The compromise - the product of negotiations by the White House and bipartisan House and Senate leaders - won broad backing. It would allow Bush to invade Iraq, provided he declared to Congress that further diplomacy was useless and that an attack would not hinder the war on terrorism.
"The statement of support from the Congress will show to friend and enemy alike the resolve of the United States," Bush said yesterday, flanked by Republicans and Democrats in the White House Rose Garden.
"Saddam [Hussein] must disarm, period. If he persists in his defiance, the use of force may become unavoidable," the president said of the Iraqi leader.
Emboldened by the rising support in Congress, the administration is also preparing to take a harder line with other permanent members of the United Nations Security Council in pushing for a new U.N. resolution against Iraq.
After a month of contentious debate on Capitol Hill about U.S. policy on Iraq, including wrangling over the language for a congressional resolution, House Democratic leaders and rank-and-file members of both parties fell in line behind the president's position.
"Iraq's use and continuing development of weapons of mass destruction, combined with efforts of terrorists to acquire such weapons, pose a unique and dangerous threat to our national security," said Democratic Rep. Richard A. Gephardt, the minority leader in the Republican-led House, who stood beside Bush. "We need to deal with this threat diplomatically if we can, militarily if we must."
Some senators, including Majority Leader Tom Daschle, a South Dakota Democrat, said they remain opposed to such a broad grant of authority for Bush to wage war. But they conceded that they had little chance - given the backing of House Democratic leaders - to prevail with an alternative measure.
"The honest answer is, it's probably too late," said Sen. Joseph R. Biden Jr., the Delaware Democrat who is chairman of the Foreign Relations Committee.
Biden has been pushing a more limited resolution, along with the ranking Republican on his committee, Sen. Richard G. Lugar of Indiana. But he predicted that the House would pass the Bush compromise by a wide margin.
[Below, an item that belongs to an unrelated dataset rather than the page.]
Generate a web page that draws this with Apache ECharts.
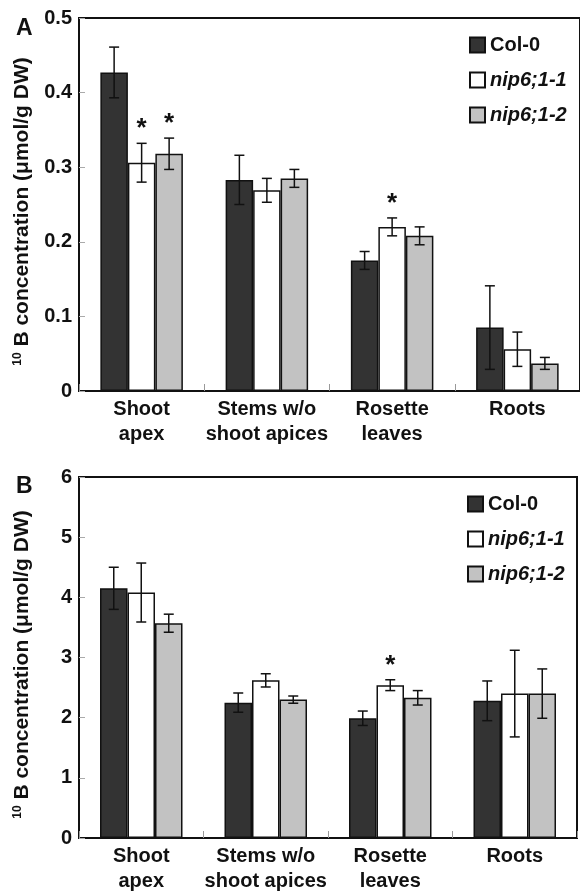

And he seemed to concede that the Senate would follow suit.
"I'm a realist," Biden said.
Daschle conceded that the measure agreed to yesterday includes "improvements" that White House negotiators have made during the past two weeks. But Daschle and a group of Senate Democrats and Republicans seek further changes.
"The final resolution should include greater emphasis on eliminating Iraq's weapons of mass destruction, a stronger statement that operations against Iraq will not undermine the ongoing international effort against al-Qaida, and a clearer assessment of the administration's plan for the political and economic reconstruction of a post-Saddam Iraq," Daschle said in a statement.
The Senate is expected today to begin floor debate on Iraq, while the House International Relations Committee works on the compromise measure.
A small group of protesters was escorted from the International Relations Committee room yesterday after interrupting the session with shouts of "Americans do not want this war!" and "We ask you please to not go to war - the American people don't want it!"
Some House Democrats are likely to try to alter the resolution today through amendments. But Rep. Henry J. Hyde, the Illinois Republican who is chairman of the International Relations Committee, said he would try to preserve the White House language.